→ **Stated exercise**
Using the material below, repeat exactly the lines from the one with "Write a web" through the one with "const chart = echarts.init(document.getElementById('chart'));", ends included, without any images.

→ **A run of records**
- - - -
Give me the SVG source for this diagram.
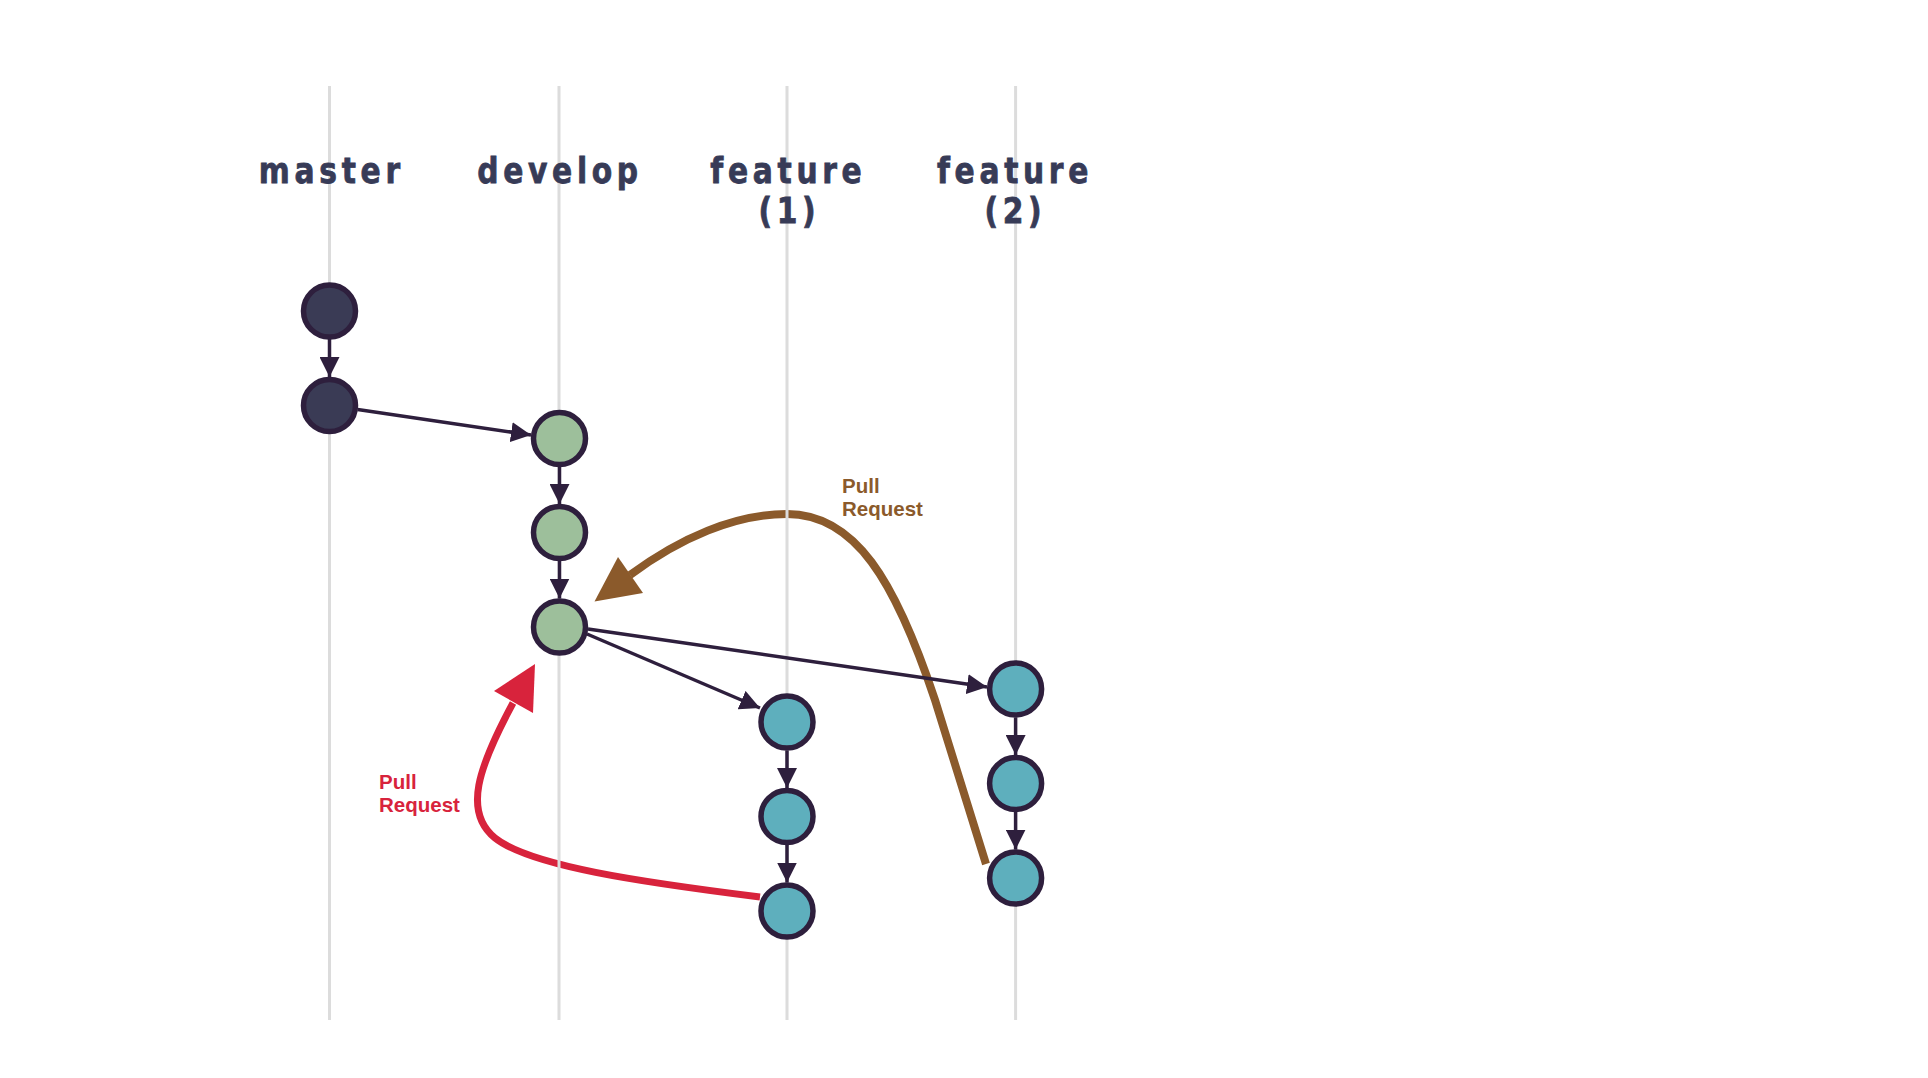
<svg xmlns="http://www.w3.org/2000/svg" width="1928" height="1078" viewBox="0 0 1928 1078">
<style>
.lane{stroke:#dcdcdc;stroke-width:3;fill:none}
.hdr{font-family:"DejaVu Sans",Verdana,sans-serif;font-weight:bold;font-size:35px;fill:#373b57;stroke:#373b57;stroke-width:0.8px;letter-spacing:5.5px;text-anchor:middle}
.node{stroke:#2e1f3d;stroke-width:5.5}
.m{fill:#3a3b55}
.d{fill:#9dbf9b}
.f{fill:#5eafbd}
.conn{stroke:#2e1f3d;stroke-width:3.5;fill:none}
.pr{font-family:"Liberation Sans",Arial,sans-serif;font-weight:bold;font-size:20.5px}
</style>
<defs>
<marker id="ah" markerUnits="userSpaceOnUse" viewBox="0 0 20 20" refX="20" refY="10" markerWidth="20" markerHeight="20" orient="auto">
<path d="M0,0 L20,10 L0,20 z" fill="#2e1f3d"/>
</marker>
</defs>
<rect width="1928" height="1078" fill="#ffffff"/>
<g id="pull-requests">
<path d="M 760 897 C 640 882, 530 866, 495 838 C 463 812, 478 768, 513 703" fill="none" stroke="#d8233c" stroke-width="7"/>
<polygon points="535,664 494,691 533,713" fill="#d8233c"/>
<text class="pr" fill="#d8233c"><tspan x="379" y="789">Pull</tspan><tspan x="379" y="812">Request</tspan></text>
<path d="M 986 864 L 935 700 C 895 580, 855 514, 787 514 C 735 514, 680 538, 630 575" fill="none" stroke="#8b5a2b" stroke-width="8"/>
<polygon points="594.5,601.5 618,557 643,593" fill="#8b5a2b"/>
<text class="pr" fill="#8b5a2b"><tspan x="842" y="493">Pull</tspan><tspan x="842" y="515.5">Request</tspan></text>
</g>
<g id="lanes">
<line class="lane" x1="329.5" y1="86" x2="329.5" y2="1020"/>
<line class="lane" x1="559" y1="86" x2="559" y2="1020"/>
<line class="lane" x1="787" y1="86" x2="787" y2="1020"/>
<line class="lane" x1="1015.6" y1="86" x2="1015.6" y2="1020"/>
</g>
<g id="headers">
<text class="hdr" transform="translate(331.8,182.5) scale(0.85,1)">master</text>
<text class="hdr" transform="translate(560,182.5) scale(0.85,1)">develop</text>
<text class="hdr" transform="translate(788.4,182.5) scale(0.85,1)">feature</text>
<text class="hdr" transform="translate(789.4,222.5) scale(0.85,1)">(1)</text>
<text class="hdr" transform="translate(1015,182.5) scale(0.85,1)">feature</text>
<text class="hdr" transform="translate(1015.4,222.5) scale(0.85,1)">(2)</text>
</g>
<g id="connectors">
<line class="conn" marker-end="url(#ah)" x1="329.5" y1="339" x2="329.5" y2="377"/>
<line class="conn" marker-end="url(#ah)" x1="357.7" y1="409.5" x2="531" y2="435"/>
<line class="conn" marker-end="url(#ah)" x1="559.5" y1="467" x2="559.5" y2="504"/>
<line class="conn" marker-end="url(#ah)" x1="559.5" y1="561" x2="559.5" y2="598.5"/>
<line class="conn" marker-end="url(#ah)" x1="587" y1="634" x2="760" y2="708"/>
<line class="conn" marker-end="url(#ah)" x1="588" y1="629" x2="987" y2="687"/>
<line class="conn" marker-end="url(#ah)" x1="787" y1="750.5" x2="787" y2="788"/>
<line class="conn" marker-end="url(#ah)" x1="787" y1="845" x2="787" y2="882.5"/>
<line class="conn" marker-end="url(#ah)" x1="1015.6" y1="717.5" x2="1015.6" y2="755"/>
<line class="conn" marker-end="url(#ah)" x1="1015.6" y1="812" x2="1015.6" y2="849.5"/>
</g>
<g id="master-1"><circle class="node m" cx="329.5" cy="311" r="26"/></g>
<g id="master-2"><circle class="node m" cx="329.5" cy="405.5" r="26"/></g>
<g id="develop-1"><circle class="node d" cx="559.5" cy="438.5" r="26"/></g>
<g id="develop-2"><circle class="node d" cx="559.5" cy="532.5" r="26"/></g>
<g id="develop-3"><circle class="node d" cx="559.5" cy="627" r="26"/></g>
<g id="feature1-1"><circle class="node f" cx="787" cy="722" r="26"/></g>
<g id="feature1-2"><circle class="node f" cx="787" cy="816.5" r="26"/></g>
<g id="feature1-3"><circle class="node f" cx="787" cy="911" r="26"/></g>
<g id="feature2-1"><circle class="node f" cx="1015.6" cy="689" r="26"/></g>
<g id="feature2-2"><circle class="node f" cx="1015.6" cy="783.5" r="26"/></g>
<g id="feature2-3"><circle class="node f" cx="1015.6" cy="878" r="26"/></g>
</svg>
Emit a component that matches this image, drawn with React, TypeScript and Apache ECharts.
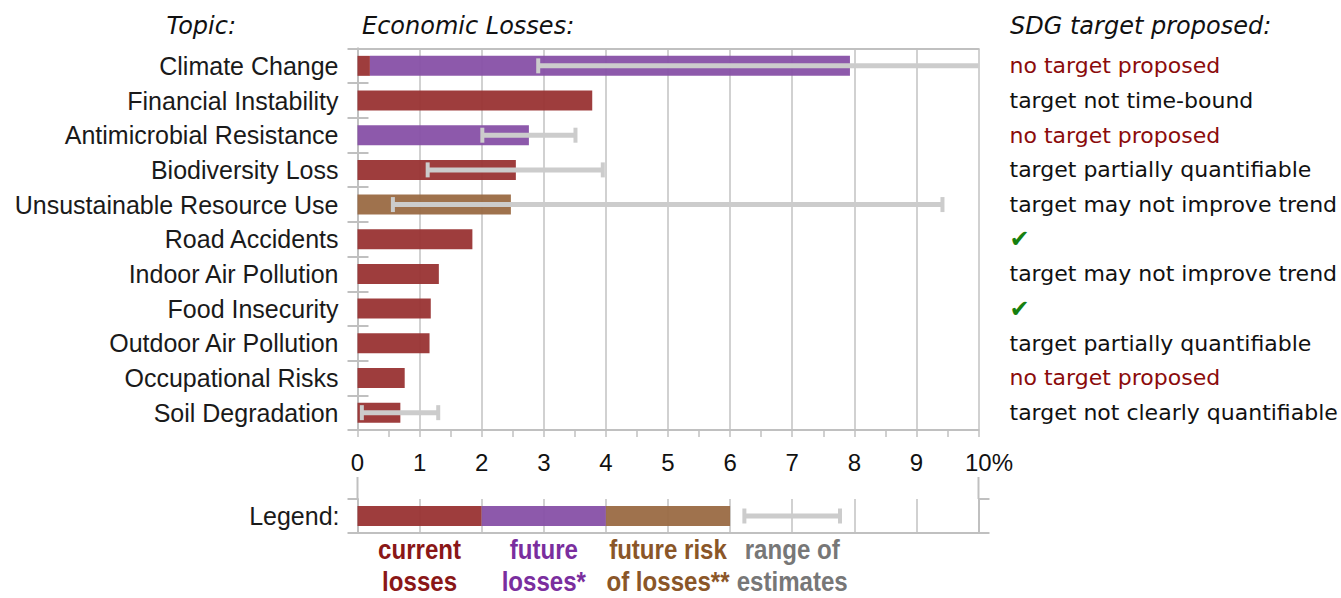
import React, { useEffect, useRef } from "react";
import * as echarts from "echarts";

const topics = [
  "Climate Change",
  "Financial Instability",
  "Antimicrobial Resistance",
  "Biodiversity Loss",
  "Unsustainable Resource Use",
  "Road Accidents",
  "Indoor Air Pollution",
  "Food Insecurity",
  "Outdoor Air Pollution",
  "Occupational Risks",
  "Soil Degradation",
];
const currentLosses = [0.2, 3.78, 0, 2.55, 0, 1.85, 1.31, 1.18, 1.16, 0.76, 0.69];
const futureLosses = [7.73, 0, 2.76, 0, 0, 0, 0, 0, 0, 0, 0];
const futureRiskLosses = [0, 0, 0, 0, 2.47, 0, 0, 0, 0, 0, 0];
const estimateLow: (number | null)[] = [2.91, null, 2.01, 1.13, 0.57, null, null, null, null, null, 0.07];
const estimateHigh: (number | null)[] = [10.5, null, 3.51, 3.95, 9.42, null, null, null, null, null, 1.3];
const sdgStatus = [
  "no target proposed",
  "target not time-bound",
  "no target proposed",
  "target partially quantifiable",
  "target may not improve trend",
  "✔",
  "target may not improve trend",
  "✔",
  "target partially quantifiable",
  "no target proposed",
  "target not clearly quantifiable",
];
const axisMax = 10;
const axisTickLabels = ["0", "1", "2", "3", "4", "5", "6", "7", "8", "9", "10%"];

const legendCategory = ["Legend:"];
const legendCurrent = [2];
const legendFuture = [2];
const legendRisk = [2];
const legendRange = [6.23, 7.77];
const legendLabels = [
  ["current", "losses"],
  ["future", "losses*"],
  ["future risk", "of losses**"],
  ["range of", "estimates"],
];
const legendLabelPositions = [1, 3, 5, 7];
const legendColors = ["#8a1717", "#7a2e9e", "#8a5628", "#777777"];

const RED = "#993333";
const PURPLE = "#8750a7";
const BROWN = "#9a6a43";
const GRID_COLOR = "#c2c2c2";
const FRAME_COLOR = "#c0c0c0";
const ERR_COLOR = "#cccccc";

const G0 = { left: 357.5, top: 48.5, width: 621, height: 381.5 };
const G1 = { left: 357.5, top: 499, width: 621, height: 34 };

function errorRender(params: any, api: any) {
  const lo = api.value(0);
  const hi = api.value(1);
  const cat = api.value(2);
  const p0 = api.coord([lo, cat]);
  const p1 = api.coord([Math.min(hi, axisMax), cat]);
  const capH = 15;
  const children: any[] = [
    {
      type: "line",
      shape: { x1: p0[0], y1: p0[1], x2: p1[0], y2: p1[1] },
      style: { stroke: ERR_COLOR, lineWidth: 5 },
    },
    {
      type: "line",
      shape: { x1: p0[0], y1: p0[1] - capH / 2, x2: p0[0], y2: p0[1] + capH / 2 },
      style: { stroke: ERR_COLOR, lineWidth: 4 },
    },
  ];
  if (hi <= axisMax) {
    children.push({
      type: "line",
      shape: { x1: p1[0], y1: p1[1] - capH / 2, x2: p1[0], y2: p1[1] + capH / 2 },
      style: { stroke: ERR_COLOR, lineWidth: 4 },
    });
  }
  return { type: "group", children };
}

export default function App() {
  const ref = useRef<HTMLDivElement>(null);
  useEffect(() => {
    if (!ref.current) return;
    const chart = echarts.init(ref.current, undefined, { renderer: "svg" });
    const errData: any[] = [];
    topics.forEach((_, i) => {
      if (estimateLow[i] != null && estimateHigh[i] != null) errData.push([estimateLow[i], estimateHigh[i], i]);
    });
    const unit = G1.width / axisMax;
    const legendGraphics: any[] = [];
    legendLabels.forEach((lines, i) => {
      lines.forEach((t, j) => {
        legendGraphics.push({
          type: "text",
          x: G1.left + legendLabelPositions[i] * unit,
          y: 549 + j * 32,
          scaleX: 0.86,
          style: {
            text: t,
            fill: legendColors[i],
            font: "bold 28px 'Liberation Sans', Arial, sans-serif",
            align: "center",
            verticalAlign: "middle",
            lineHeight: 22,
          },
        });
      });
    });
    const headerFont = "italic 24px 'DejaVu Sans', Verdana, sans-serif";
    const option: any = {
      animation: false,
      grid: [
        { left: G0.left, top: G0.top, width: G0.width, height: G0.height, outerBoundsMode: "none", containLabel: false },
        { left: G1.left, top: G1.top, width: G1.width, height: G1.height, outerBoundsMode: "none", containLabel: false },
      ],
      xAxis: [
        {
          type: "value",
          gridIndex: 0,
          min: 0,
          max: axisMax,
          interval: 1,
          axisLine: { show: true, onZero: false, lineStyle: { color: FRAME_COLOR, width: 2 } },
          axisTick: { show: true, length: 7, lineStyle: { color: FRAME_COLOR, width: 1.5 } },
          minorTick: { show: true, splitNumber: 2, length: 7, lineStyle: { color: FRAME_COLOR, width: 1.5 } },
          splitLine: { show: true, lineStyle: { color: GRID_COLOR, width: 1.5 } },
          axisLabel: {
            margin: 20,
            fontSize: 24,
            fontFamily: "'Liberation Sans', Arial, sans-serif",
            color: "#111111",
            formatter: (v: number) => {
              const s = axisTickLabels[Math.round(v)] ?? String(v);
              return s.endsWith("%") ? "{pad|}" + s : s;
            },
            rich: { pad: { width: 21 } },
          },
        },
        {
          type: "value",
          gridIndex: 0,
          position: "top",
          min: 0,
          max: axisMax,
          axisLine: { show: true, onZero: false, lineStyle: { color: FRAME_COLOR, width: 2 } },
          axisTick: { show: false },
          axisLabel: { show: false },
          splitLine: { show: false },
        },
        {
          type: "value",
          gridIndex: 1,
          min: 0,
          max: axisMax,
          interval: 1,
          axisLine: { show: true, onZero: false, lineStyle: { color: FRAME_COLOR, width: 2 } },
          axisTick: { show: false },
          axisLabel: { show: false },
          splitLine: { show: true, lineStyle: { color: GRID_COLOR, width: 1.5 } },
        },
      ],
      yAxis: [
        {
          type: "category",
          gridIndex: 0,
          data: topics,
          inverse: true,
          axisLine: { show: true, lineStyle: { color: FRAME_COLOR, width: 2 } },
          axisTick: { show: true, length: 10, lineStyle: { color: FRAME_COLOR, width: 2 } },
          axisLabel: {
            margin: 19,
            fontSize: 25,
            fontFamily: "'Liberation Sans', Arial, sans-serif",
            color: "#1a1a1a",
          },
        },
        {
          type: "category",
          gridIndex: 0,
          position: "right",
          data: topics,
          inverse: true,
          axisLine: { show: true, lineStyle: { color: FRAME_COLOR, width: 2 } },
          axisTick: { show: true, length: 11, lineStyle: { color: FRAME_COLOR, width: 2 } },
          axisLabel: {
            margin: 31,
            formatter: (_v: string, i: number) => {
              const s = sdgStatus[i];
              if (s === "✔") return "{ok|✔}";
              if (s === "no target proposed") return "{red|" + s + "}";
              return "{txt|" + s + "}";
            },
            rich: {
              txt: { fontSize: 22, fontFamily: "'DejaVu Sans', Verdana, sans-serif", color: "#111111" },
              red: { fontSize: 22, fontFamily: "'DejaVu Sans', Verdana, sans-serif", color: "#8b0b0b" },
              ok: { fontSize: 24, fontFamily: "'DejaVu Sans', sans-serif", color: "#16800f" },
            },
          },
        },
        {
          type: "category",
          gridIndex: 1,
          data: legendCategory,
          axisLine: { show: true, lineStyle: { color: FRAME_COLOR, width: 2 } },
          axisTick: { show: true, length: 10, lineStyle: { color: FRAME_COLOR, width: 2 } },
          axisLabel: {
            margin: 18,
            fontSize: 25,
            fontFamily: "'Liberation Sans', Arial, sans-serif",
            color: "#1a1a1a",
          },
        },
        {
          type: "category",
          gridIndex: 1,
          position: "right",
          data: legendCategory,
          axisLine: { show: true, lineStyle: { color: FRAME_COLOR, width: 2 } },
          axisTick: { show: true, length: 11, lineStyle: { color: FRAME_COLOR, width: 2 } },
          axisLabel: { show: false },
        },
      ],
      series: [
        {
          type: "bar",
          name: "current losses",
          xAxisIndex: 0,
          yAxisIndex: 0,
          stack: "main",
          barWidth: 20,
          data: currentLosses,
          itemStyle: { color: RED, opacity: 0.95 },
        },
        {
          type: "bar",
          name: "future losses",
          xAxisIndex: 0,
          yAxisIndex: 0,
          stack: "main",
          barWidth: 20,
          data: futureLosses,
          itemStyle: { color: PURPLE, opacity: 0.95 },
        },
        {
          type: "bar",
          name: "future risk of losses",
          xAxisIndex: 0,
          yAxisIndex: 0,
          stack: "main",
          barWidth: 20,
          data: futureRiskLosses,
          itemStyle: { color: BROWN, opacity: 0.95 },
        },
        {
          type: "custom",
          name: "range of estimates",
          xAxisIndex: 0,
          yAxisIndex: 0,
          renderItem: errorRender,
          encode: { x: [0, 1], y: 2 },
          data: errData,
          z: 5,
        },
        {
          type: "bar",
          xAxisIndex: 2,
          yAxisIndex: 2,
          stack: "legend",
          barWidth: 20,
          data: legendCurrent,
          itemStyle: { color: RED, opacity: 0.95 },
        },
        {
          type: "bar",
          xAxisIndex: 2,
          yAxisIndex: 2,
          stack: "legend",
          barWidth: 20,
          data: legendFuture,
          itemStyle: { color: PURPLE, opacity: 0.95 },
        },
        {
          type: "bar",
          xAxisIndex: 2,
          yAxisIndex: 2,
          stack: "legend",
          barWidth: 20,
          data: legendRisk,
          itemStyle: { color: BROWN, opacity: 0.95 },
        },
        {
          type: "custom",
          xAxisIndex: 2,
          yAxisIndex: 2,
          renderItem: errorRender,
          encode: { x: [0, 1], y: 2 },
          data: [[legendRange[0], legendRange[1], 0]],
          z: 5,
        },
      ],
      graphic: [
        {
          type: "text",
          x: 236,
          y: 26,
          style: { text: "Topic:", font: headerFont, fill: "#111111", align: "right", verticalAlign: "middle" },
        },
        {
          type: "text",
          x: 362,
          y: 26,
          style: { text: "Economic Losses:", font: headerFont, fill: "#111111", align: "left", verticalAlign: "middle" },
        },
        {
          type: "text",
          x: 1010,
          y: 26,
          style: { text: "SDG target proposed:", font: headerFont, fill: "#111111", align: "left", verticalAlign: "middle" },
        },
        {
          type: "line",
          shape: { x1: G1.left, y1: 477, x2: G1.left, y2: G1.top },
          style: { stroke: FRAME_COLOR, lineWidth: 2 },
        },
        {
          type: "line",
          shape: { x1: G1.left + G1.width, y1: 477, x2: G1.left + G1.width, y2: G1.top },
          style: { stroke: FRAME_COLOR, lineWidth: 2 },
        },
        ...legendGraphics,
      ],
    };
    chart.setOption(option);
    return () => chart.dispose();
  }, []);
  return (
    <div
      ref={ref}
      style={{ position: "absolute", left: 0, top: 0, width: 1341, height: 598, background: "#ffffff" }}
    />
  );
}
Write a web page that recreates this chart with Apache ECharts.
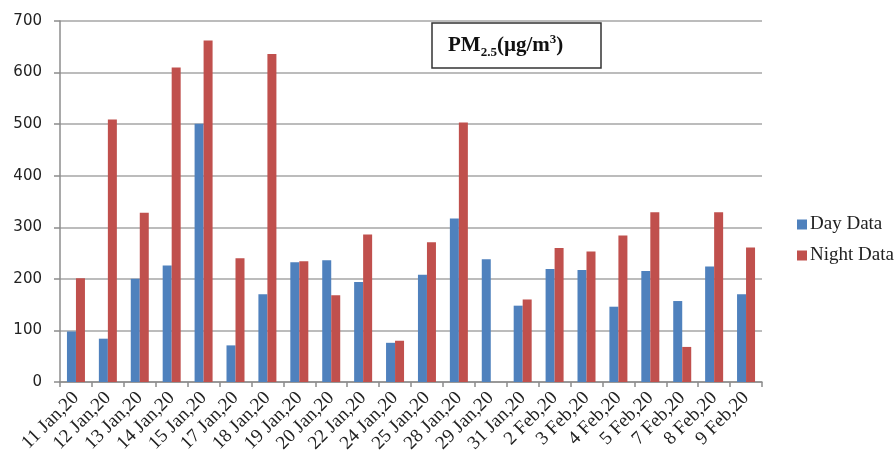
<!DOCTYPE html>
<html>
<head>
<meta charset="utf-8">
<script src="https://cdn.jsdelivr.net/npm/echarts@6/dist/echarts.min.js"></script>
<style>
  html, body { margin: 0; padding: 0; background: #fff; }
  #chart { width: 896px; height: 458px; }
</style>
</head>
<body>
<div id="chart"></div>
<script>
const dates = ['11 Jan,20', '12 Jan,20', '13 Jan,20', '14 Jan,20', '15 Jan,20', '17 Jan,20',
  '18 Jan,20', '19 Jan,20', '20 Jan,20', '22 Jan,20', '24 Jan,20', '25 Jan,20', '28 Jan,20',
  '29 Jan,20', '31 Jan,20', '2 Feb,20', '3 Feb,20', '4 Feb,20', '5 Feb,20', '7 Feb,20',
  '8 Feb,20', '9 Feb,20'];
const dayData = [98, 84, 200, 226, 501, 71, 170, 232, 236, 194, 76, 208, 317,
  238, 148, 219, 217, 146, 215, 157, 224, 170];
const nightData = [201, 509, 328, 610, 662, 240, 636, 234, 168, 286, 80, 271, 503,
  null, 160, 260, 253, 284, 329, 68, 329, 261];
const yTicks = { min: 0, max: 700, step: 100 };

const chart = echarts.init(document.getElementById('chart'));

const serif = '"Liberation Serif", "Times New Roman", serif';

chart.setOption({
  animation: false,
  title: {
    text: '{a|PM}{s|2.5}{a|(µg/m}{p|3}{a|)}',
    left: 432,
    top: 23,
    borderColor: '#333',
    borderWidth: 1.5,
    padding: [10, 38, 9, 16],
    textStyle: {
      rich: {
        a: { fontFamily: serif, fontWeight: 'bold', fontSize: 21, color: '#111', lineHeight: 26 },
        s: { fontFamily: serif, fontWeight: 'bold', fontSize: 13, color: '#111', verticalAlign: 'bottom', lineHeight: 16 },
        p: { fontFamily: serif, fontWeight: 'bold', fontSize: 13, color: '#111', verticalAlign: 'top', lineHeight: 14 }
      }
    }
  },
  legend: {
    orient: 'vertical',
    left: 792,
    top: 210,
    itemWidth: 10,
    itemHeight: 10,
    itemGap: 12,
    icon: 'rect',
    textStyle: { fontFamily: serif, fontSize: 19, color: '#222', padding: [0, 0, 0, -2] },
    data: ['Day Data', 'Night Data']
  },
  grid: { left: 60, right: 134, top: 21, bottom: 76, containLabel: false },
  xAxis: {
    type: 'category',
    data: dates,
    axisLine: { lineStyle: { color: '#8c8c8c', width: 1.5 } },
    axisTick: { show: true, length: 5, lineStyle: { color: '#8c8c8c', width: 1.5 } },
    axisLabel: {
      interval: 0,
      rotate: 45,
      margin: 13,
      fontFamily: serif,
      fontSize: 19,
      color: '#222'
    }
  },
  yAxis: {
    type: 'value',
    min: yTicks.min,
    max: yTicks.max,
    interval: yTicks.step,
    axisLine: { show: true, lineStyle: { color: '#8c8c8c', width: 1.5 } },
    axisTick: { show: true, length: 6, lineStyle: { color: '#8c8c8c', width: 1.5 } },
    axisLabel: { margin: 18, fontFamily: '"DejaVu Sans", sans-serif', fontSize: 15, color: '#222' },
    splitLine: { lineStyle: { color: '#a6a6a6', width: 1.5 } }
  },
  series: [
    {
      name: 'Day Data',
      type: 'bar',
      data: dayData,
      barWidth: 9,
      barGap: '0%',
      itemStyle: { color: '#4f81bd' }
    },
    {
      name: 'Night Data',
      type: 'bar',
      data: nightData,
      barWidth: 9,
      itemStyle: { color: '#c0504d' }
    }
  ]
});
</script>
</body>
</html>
- - - -
→ **Full response**
Write a web page that recreates this chart with Apache ECharts.
<!DOCTYPE html>
<html>
<head>
<meta charset="utf-8">
<script src="https://cdn.jsdelivr.net/npm/echarts@6/dist/echarts.min.js"></script>
<style>
  html, body { margin: 0; padding: 0; background: #fff; }
  #chart { width: 896px; height: 458px; }
</style>
</head>
<body>
<div id="chart"></div>
<script>
const dates = ['11 Jan,20', '12 Jan,20', '13 Jan,20', '14 Jan,20', '15 Jan,20', '17 Jan,20',
  '18 Jan,20', '19 Jan,20', '20 Jan,20', '22 Jan,20', '24 Jan,20', '25 Jan,20', '28 Jan,20',
  '29 Jan,20', '31 Jan,20', '2 Feb,20', '3 Feb,20', '4 Feb,20', '5 Feb,20', '7 Feb,20',
  '8 Feb,20', '9 Feb,20'];
const dayData = [98, 84, 200, 226, 501, 71, 170, 232, 236, 194, 76, 208, 317,
  238, 148, 219, 217, 146, 215, 157, 224, 170];
const nightData = [201, 509, 328, 610, 662, 240, 636, 234, 168, 286, 80, 271, 503,
  null, 160, 260, 253, 284, 329, 68, 329, 261];
const yTicks = { min: 0, max: 700, step: 100 };

const chart = echarts.init(document.getElementById('chart'));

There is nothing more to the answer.